[Gllug] VACANCY: Site Reliability Engineering

Balbir Thomas balbir.thomas at gmail.com
Thu Feb 19 13:53:53 UTC 2009


Apologies my palm rested on the synaptic touch pad and accidently
clicked submit. I
meant to reply to peters post.

On Thu, Feb 19, 2009 at 8:34 AM, Peter Corlett <abuse at cabal.org.uk> wrote:
> My attitude to salaries is to ask myself why I should spend ten years
> and endless unpaid evenings gaining mastery in IT skills when I can
> get much the same sort of money driving Tube trains with just five
> months on-the-job training?

Peter, I think there is a fallacy in here. Over their ENTIRE career the net
earnings of a skilled professional is not the same as that of a semi-skilled
professional. Something like the difference in time complexity and
execution time :-). Also for the so motivated, the challenge and joy of
technically oriented jobs is an additional benefit. For some that may
be the primary motivator for other it may be secondary to more material
conditions. For me personally it used to be the primary motivator earlier
in life but as I have grown older and ..... :-)

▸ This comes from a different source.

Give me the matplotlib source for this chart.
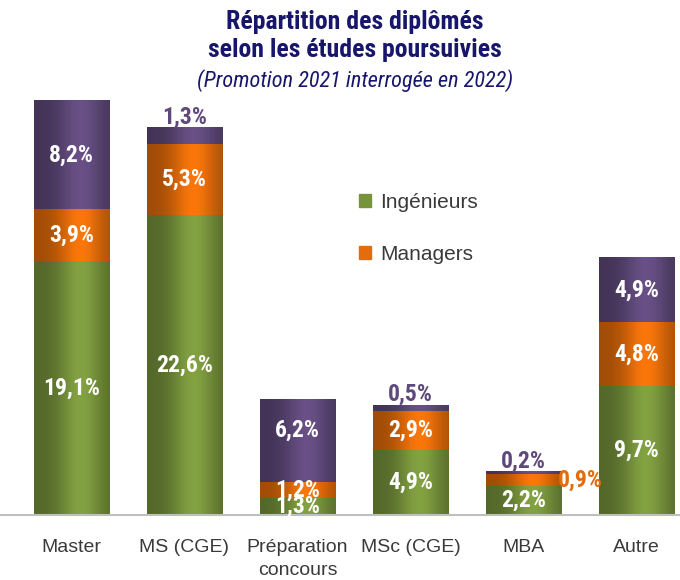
import numpy as np
import matplotlib
matplotlib.use("Agg")
import matplotlib.pyplot as plt
from matplotlib.patches import Patch
from matplotlib.colors import to_rgb

# data (percent)
categories = ["Master", "MS (CGE)", "Préparation\nconcours", "MSc (CGE)", "MBA", "Autre"]
ingenieurs = [19.1, 22.6, 1.3, 4.9, 2.2, 9.7]
managers = [3.9, 5.3, 1.2, 2.9, 0.9, 4.8]
autres = [8.2, 1.3, 6.2, 0.5, 0.2, 4.9]

green = "#77933C"
orange = "#E46C0A"
purple = "#5F497A"
navy = "#17166A"
grey_txt = "#3A3A3A"

narrow = ["Roboto Condensed", "DejaVu Sans"]
arial = ["Liberation Sans", "DejaVu Sans"]

fig = plt.figure(figsize=(6.8, 5.8), dpi=100)
ax = fig.add_axes([0.022, 0.112, 0.977, 0.779])

x = np.arange(len(categories))
w = 0.67
b1 = ax.bar(x, ingenieurs, w, color=green, zorder=2)
b2 = ax.bar(x, managers, w, bottom=ingenieurs, color=orange, zorder=2)
bot3 = np.array(ingenieurs) + np.array(managers)
b3 = ax.bar(x, autres, w, bottom=bot3, color=purple, zorder=2)


# cylinder-like shading on every bar
def shade(col):
    t = np.linspace(0, 1, 60)
    f = 0.70 + 0.40 * np.exp(-((t - 0.62) / 0.30) ** 2)
    rgb = np.clip(np.outer(f, to_rgb(col)), 0, 1)
    return rgb[np.newaxis, :, :]


for cont, col in [(b1, green), (b2, orange), (b3, purple)]:
    g = shade(col)
    for r in cont:
        x0, y0 = r.get_x(), r.get_y()
        im = ax.imshow(g, extent=[x0, x0 + r.get_width(), y0, y0 + r.get_height()],
                       aspect="auto", zorder=3, interpolation="bilinear")
        im.set_clip_path(r)

ax.set_xlim(-0.5, 5.38)
ax.set_ylim(0, 34)
for s in ax.spines.values():
    s.set_visible(False)
ax.axhline(0, color="#BFBFBF", lw=1.5, zorder=4, clip_on=False, xmin=-0.03)
ax.set_yticks([])
ax.set_xticks(x)
ax.set_xticklabels(categories, fontsize=14, color=grey_txt, family=arial, linespacing=1.45)
ax.tick_params(axis="x", length=0, pad=17)


def pct(v):
    return f"{v:.1f}%".replace(".", ",")


# labels inside bars
lab = dict(ha="center", va="center", color="white", fontsize=17, fontweight="bold",
           family=narrow, zorder=5)
outside = {(1, 2), (3, 2), (4, 2), (4, 1)}
for i in range(len(x)):
    segs = [(0, ingenieurs[i]), (ingenieurs[i], managers[i]), (bot3[i], autres[i])]
    for k, (bottom, val) in enumerate(segs):
        if (i, k) in outside:
            continue
        dy = 0.8 if (i, k) == (2, 2) else 0
        ax.text(x[i], bottom + val / 2 + dy, pct(val), **lab)

# small values written outside
tops = bot3 + np.array(autres)
for i in [1, 3, 4]:
    ax.text(x[i], tops[i] - 0.1, pct(autres[i]), ha="center", va="bottom",
            color=purple, fontsize=17, fontweight="bold", family=narrow, zorder=5)
ax.text(x[4] + 0.5, ingenieurs[4] + managers[4] / 2, pct(managers[4]),
        ha="center", va="center", color=orange, fontsize=17, fontweight="bold",
        family=narrow, zorder=5)

fig.text(0.522, 0.962, "Répartition des diplômés", ha="center", va="center",
         fontsize=18.5, fontweight="bold", color=navy, family=narrow)
fig.text(0.522, 0.913, "selon les études poursuivies", ha="center", va="center",
         fontsize=18.5, fontweight="bold", color=navy, family=narrow)
fig.text(0.522, 0.861, "(Promotion 2021 interrogée en 2022)", ha="center", va="center",
         fontsize=16, style="italic", color=navy, family=narrow)

handles = [Patch(color=green, label="Ingénieurs"), Patch(color=orange, label="Managers")]
fig.legend(handles=handles, loc="upper left", bbox_to_anchor=(0.50, 0.70), frameon=False,
           handlelength=0.6, handleheight=0.6, handletextpad=0.45, labelspacing=1.6,
           prop={"family": arial, "size": 15}, labelcolor=grey_txt)

fig.savefig("out.png", dpi=100)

> There has been research into this, although I don't have a cite to
> hand. Assuming you've not gone to the University of Bums-on-Seats and
> got a third-class degree in Tealeaf Reading, a degree will increase
> your lifetime earning potential, but a PhD will reduce it again.

I dare say this is another urban myth. Though I will be interested in that
data (if it is in a peer reviewed journal).